Given task ::
Output the full listing below exactly as it reads, and skip anything that is a picture.

((

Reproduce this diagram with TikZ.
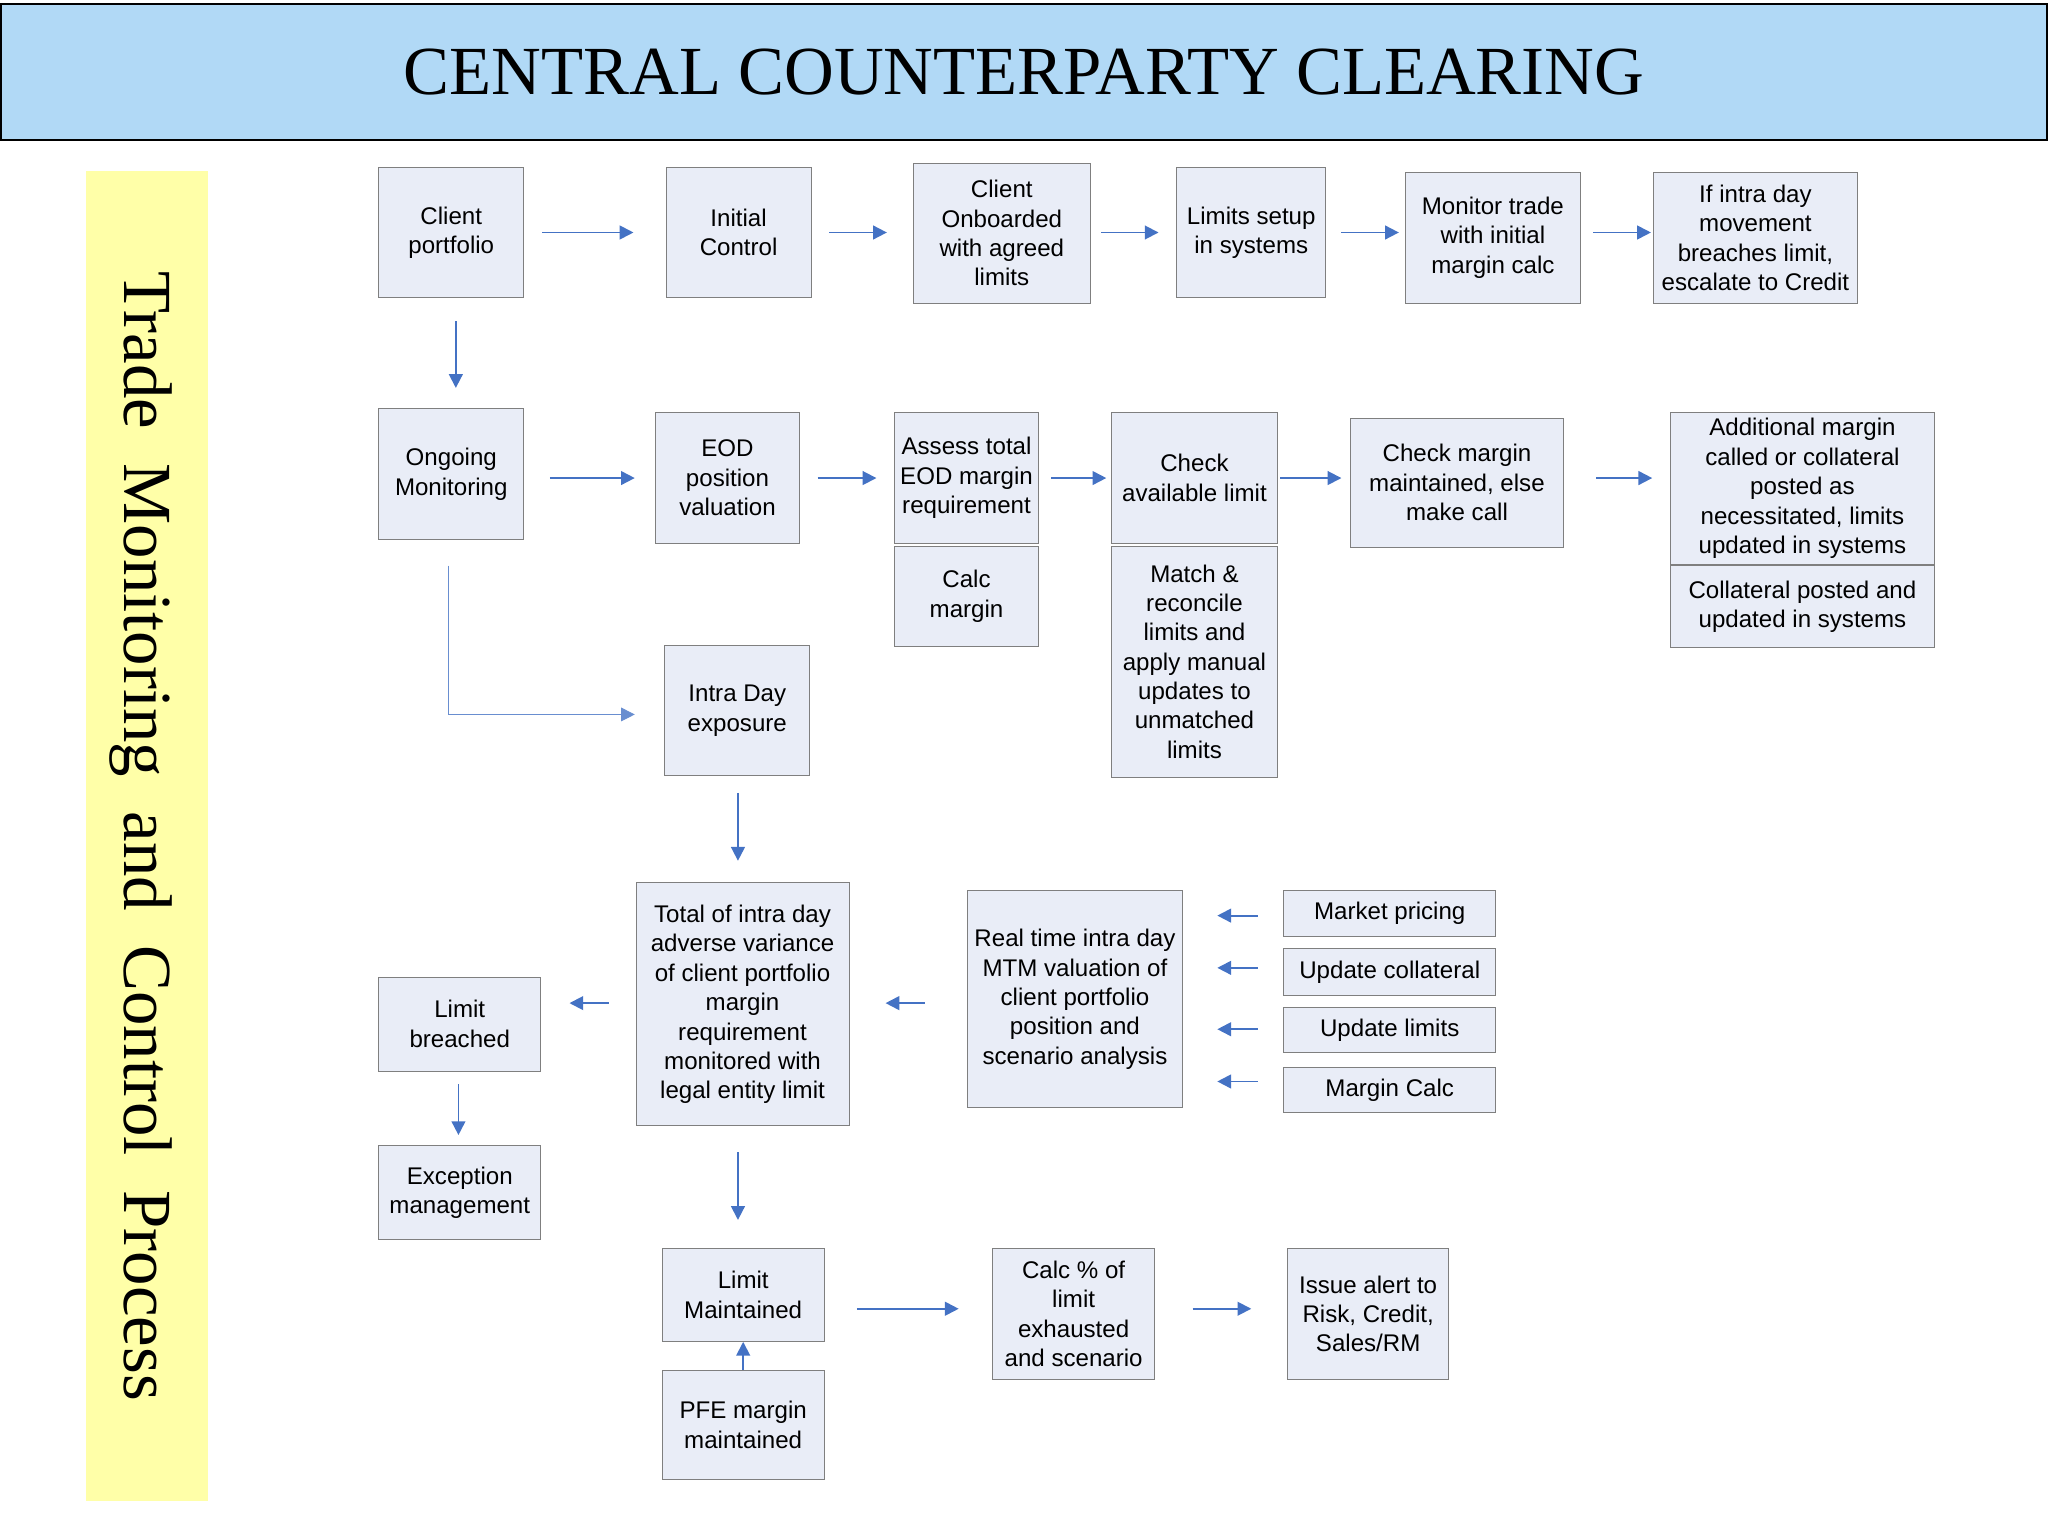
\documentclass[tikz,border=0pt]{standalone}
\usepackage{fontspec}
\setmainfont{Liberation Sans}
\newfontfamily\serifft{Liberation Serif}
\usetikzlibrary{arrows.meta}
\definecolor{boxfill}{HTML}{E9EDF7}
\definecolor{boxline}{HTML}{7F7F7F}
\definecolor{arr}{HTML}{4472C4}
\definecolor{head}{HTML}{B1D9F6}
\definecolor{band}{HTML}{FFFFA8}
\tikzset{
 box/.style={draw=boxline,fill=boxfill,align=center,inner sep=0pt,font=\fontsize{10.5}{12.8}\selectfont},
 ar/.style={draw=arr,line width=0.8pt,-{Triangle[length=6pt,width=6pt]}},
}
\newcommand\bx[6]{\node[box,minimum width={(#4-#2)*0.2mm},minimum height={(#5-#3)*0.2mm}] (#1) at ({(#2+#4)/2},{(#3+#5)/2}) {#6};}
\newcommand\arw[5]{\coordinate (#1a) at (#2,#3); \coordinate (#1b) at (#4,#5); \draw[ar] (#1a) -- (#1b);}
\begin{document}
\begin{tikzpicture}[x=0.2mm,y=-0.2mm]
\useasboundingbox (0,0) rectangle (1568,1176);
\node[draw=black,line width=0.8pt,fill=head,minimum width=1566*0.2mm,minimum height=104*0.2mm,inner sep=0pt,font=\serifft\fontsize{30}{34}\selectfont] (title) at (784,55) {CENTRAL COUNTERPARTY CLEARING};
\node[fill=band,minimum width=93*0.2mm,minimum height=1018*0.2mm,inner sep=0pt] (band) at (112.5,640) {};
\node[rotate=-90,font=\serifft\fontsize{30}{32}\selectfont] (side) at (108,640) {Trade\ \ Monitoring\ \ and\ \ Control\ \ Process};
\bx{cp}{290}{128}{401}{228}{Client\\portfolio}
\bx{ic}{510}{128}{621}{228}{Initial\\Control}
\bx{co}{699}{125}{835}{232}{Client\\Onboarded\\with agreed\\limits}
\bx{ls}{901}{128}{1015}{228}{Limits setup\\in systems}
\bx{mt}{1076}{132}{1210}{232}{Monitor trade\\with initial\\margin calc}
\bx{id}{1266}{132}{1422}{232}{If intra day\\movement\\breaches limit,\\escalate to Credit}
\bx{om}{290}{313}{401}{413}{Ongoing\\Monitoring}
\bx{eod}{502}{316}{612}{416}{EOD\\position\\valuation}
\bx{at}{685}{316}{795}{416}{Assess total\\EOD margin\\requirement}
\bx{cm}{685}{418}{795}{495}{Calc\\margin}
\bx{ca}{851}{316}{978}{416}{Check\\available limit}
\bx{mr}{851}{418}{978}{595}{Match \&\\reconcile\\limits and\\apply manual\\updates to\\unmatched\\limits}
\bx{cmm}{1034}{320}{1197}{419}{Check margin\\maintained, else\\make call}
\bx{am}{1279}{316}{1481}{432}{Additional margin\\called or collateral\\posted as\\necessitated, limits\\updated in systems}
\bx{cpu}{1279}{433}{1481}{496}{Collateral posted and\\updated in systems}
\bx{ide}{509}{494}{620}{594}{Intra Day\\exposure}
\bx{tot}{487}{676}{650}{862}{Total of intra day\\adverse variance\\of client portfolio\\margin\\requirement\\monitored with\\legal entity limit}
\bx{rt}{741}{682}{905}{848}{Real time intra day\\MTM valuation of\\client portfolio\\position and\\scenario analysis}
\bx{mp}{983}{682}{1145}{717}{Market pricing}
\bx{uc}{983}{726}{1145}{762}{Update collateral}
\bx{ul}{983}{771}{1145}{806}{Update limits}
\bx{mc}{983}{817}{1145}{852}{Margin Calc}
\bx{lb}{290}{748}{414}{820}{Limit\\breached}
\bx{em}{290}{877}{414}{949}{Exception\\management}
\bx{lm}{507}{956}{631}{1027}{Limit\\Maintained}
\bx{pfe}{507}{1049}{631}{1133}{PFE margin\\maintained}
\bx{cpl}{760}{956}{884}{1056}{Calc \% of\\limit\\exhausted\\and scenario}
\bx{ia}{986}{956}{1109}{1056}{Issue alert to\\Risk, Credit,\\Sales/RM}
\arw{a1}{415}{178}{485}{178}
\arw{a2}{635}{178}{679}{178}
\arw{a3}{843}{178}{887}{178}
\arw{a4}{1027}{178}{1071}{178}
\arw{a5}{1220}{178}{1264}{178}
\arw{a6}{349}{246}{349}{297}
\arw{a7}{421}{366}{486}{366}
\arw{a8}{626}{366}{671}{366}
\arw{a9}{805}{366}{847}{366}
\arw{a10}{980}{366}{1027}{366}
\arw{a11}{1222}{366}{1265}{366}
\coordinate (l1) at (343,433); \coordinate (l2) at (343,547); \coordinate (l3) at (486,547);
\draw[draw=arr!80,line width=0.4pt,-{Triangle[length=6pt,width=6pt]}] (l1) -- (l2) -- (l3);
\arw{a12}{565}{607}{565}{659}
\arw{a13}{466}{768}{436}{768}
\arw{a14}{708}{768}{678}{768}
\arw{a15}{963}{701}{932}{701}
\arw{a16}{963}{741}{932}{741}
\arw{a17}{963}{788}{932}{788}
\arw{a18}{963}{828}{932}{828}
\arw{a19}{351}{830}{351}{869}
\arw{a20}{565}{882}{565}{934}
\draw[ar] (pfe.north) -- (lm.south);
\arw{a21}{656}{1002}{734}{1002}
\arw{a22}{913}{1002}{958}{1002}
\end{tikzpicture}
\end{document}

))

Exercise answer ::
Reproduce this diagram with TikZ.
\documentclass[tikz,border=0pt]{standalone}
\usepackage{fontspec}
\setmainfont{Liberation Sans}
\newfontfamily\serifft{Liberation Serif}
\usetikzlibrary{arrows.meta}
\definecolor{boxfill}{HTML}{E9EDF7}
\definecolor{boxline}{HTML}{7F7F7F}
\definecolor{arr}{HTML}{4472C4}
\definecolor{head}{HTML}{B1D9F6}
\definecolor{band}{HTML}{FFFFA8}
\tikzset{
 box/.style={draw=boxline,fill=boxfill,align=center,inner sep=0pt,font=\fontsize{10.5}{12.8}\selectfont},
 ar/.style={draw=arr,line width=0.8pt,-{Triangle[length=6pt,width=6pt]}},
}
\newcommand\bx[6]{\node[box,minimum width={(#4-#2)*0.2mm},minimum height={(#5-#3)*0.2mm}] (#1) at ({(#2+#4)/2},{(#3+#5)/2}) {#6};}
\newcommand\arw[5]{\coordinate (#1a) at (#2,#3); \coordinate (#1b) at (#4,#5); \draw[ar] (#1a) -- (#1b);}
\begin{document}
\begin{tikzpicture}[x=0.2mm,y=-0.2mm]
\useasboundingbox (0,0) rectangle (1568,1176);
\node[draw=black,line width=0.8pt,fill=head,minimum width=1566*0.2mm,minimum height=104*0.2mm,inner sep=0pt,font=\serifft\fontsize{30}{34}\selectfont] (title) at (784,55) {CENTRAL COUNTERPARTY CLEARING};
\node[fill=band,minimum width=93*0.2mm,minimum height=1018*0.2mm,inner sep=0pt] (band) at (112.5,640) {};
\node[rotate=-90,font=\serifft\fontsize{30}{32}\selectfont] (side) at (108,640) {Trade\ \ Monitoring\ \ and\ \ Control\ \ Process};
\bx{cp}{290}{128}{401}{228}{Client\\portfolio}
\bx{ic}{510}{128}{621}{228}{Initial\\Control}
\bx{co}{699}{125}{835}{232}{Client\\Onboarded\\with agreed\\limits}
\bx{ls}{901}{128}{1015}{228}{Limits setup\\in systems}
\bx{mt}{1076}{132}{1210}{232}{Monitor trade\\with initial\\margin calc}
\bx{id}{1266}{132}{1422}{232}{If intra day\\movement\\breaches limit,\\escalate to Credit}
\bx{om}{290}{313}{401}{413}{Ongoing\\Monitoring}
\bx{eod}{502}{316}{612}{416}{EOD\\position\\valuation}
\bx{at}{685}{316}{795}{416}{Assess total\\EOD margin\\requirement}
\bx{cm}{685}{418}{795}{495}{Calc\\margin}
\bx{ca}{851}{316}{978}{416}{Check\\available limit}
\bx{mr}{851}{418}{978}{595}{Match \&\\reconcile\\limits and\\apply manual\\updates to\\unmatched\\limits}
\bx{cmm}{1034}{320}{1197}{419}{Check margin\\maintained, else\\make call}
\bx{am}{1279}{316}{1481}{432}{Additional margin\\called or collateral\\posted as\\necessitated, limits\\updated in systems}
\bx{cpu}{1279}{433}{1481}{496}{Collateral posted and\\updated in systems}
\bx{ide}{509}{494}{620}{594}{Intra Day\\exposure}
\bx{tot}{487}{676}{650}{862}{Total of intra day\\adverse variance\\of client portfolio\\margin\\requirement\\monitored with\\legal entity limit}
\bx{rt}{741}{682}{905}{848}{Real time intra day\\MTM valuation of\\client portfolio\\position and\\scenario analysis}
\bx{mp}{983}{682}{1145}{717}{Market pricing}
\bx{uc}{983}{726}{1145}{762}{Update collateral}
\bx{ul}{983}{771}{1145}{806}{Update limits}
\bx{mc}{983}{817}{1145}{852}{Margin Calc}
\bx{lb}{290}{748}{414}{820}{Limit\\breached}
\bx{em}{290}{877}{414}{949}{Exception\\management}
\bx{lm}{507}{956}{631}{1027}{Limit\\Maintained}
\bx{pfe}{507}{1049}{631}{1133}{PFE margin\\maintained}
\bx{cpl}{760}{956}{884}{1056}{Calc \% of\\limit\\exhausted\\and scenario}
\bx{ia}{986}{956}{1109}{1056}{Issue alert to\\Risk, Credit,\\Sales/RM}
\arw{a1}{415}{178}{485}{178}
\arw{a2}{635}{178}{679}{178}
\arw{a3}{843}{178}{887}{178}
\arw{a4}{1027}{178}{1071}{178}
\arw{a5}{1220}{178}{1264}{178}
\arw{a6}{349}{246}{349}{297}
\arw{a7}{421}{366}{486}{366}
\arw{a8}{626}{366}{671}{366}
\arw{a9}{805}{366}{847}{366}
\arw{a10}{980}{366}{1027}{366}
\arw{a11}{1222}{366}{1265}{366}
\coordinate (l1) at (343,433); \coordinate (l2) at (343,547); \coordinate (l3) at (486,547);
\draw[draw=arr!80,line width=0.4pt,-{Triangle[length=6pt,width=6pt]}] (l1) -- (l2) -- (l3);
\arw{a12}{565}{607}{565}{659}
\arw{a13}{466}{768}{436}{768}
\arw{a14}{708}{768}{678}{768}
\arw{a15}{963}{701}{932}{701}
\arw{a16}{963}{741}{932}{741}
\arw{a17}{963}{788}{932}{788}
\arw{a18}{963}{828}{932}{828}
\arw{a19}{351}{830}{351}{869}
\arw{a20}{565}{882}{565}{934}
\draw[ar] (pfe.north) -- (lm.south);
\arw{a21}{656}{1002}{734}{1002}
\arw{a22}{913}{1002}{958}{1002}
\end{tikzpicture}
\end{document}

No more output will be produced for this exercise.